When critics first accused Zero Dark Thirty of being pro-torture back in early December, director Kathryn Bigelow was quick to clarify that she did not personally endorse the interrogation methods depicted in the film. When three U.S. senators claimed that Zero Dark Thirty was pro-torture a few weeks later, Bigelow again clarified that she did not personally endorse the interrogation methods depicted in the film. Now that Zero Dark Thirty is finally in wide release and the accusations that the movie is pro-torture are being levelled by a new, more diverse demographic, Bigelow has again clarified her stance on the issue. This time, her clarification has taken the form of an essay written for the L.A. Times.

“I’m not sure I have anything new to add, but I can try to be concise and clear,” Bigelow begins. “First of all: I support every American’s 1st Amendment right to create works of art and speak their conscience without government interference or harassment. As a lifelong pacifist, I support all protests against the use of torture, and, quite simply, inhumane treatment of any kind. But I do wonder if some of the sentiments alternately expressed about the film might be more appropriately directed at those who instituted and ordered these U.S. policies, as opposed to a motion picture that brings the story to the screen.”

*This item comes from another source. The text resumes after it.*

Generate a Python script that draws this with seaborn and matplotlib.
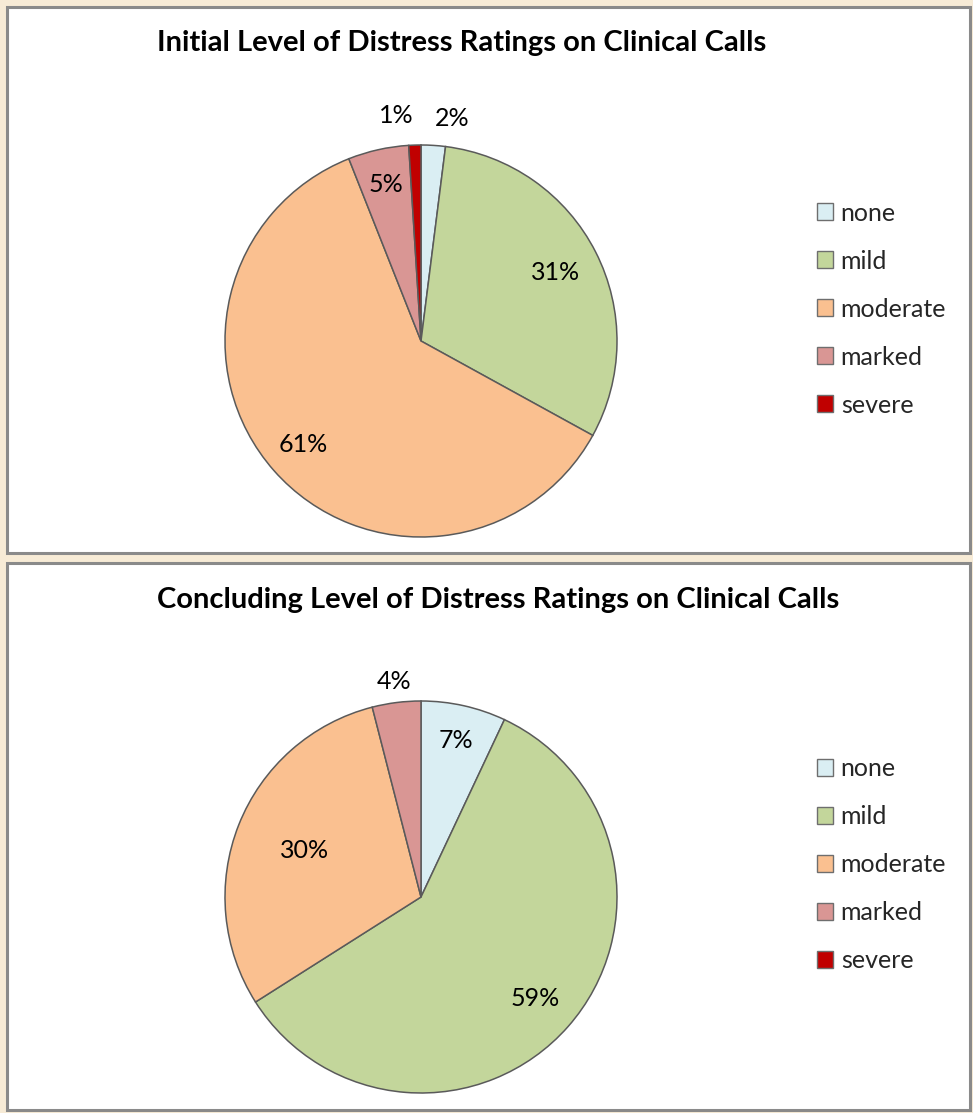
import numpy as np
import matplotlib
matplotlib.use("Agg")
import matplotlib.pyplot as plt
from matplotlib.patches import Rectangle, Patch
import seaborn as sns

sns.set_theme(style="white")
plt.rcParams['font.family'] = ['Lato', 'DejaVu Sans']

categories = ["none", "mild", "moderate", "marked", "severe"]
initial_pct = [2, 31, 61, 5, 1]
concluding_pct = [7, 59, 30, 4, 0]
titles = ["Initial Level of Distress Ratings on Clinical Calls",
          "Concluding Level of Distress Ratings on Clinical Calls"]

colors = sns.color_palette(["#DAEEF3", "#C3D69B", "#FAC090", "#D99694", "#C00000"])
edge = "#5a5a5a"

# label radius (fraction of pie radius) and alignment per slice
initial_label_r = [1.14, 0.77, 0.80, 0.82, 1.15]
initial_label_ha = ["left", "center", "center", "center", "right"]
concluding_label_r = [0.82, 0.78, 0.64, 1.11, 0.0]
concluding_label_ha = ["center", "center", "center", "center", "center"]

W, H = 973, 1113
fig = plt.figure(figsize=(W / 100, H / 100), dpi=100)
fig.patch.set_facecolor("#F7EBD6")

def px_box(x0, y0, x1, y1):
    return [x0 / W, 1 - y1 / H, (x1 - x0) / W, (y1 - y0) / H]

# white chart panels with grey frames, kept behind the pies
for (y0, y1) in [(7, 553), (563, 1110)]:
    fig.patches.append(Rectangle((7 / W, 1 - y1 / H), (970 - 7) / W, (y1 - y0) / H,
                                 transform=fig.transFigure, facecolor="white",
                                 edgecolor="#8a8a8a", linewidth=2.2, zorder=-10))

panels = [
    dict(vals=initial_pct, lr=initial_label_r, ha=initial_label_ha,
         box=px_box(225, 145, 617, 537), title_y=43, leg_y=309),
    dict(vals=concluding_pct, lr=concluding_label_r, ha=concluding_label_ha,
         box=px_box(225, 701, 617, 1093), title_y=600, leg_y=865),
]

for p, title in zip(panels, titles):
    ax = fig.add_axes(p["box"])
    ax.set_zorder(1)
    ax.patch.set_alpha(0)
    vals = np.array(p["vals"], dtype=float)
    keep = vals > 0
    wedges, _ = ax.pie(vals[keep], colors=[c for c, k in zip(colors, keep) if k],
                       startangle=90, counterclock=False, radius=1.0,
                       wedgeprops=dict(edgecolor=edge, linewidth=1.1))
    idx = [i for i in range(len(vals)) if keep[i]]
    for w, i in zip(wedges, idx):
        mid = np.deg2rad((w.theta1 + w.theta2) / 2)
        r = p["lr"][i]
        ax.text(r * np.cos(mid), r * np.sin(mid), f"{int(vals[i])}%",
                ha=p["ha"][i], va="center", fontsize=18, color="black",
                clip_on=False)
    ax.set_xlim(-1, 1)
    ax.set_ylim(-1, 1)
    ax.set_aspect("equal")
    ax.axis("off")

    fig.text(157 / W, 1 - p["title_y"] / H, title, ha="left", va="center",
             fontsize=21, fontweight="bold", color="black")

    handles = [Patch(facecolor=c, edgecolor="#6e6e6e", linewidth=1.0) for c in colors]
    fig.legend(handles, categories, loc="center left",
               bbox_to_anchor=(817 / W, 1 - p["leg_y"] / H),
               frameon=False, fontsize=18, handlelength=0.65, handleheight=0.65,
               handletextpad=0.3, labelspacing=1.0, borderpad=0, borderaxespad=0)

fig.savefig("out.png", dpi=100, facecolor=fig.get_facecolor())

She could have ended the essay right there, but Bigelow continues: “Those of us who work in the arts know that depiction is not endorsement. If it was, no artist would be able to paint inhumane practices, no author could write about them, and no filmmaker could delve into the thorny subjects of our time. This is an important principle to stand up for, and it bears repeating. For confusing depiction with endorsement is the first step toward chilling any American artist’s ability and right to shine a light on dark deeds, especially when those deeds are cloaked in layers of secrecy and government obfuscation.”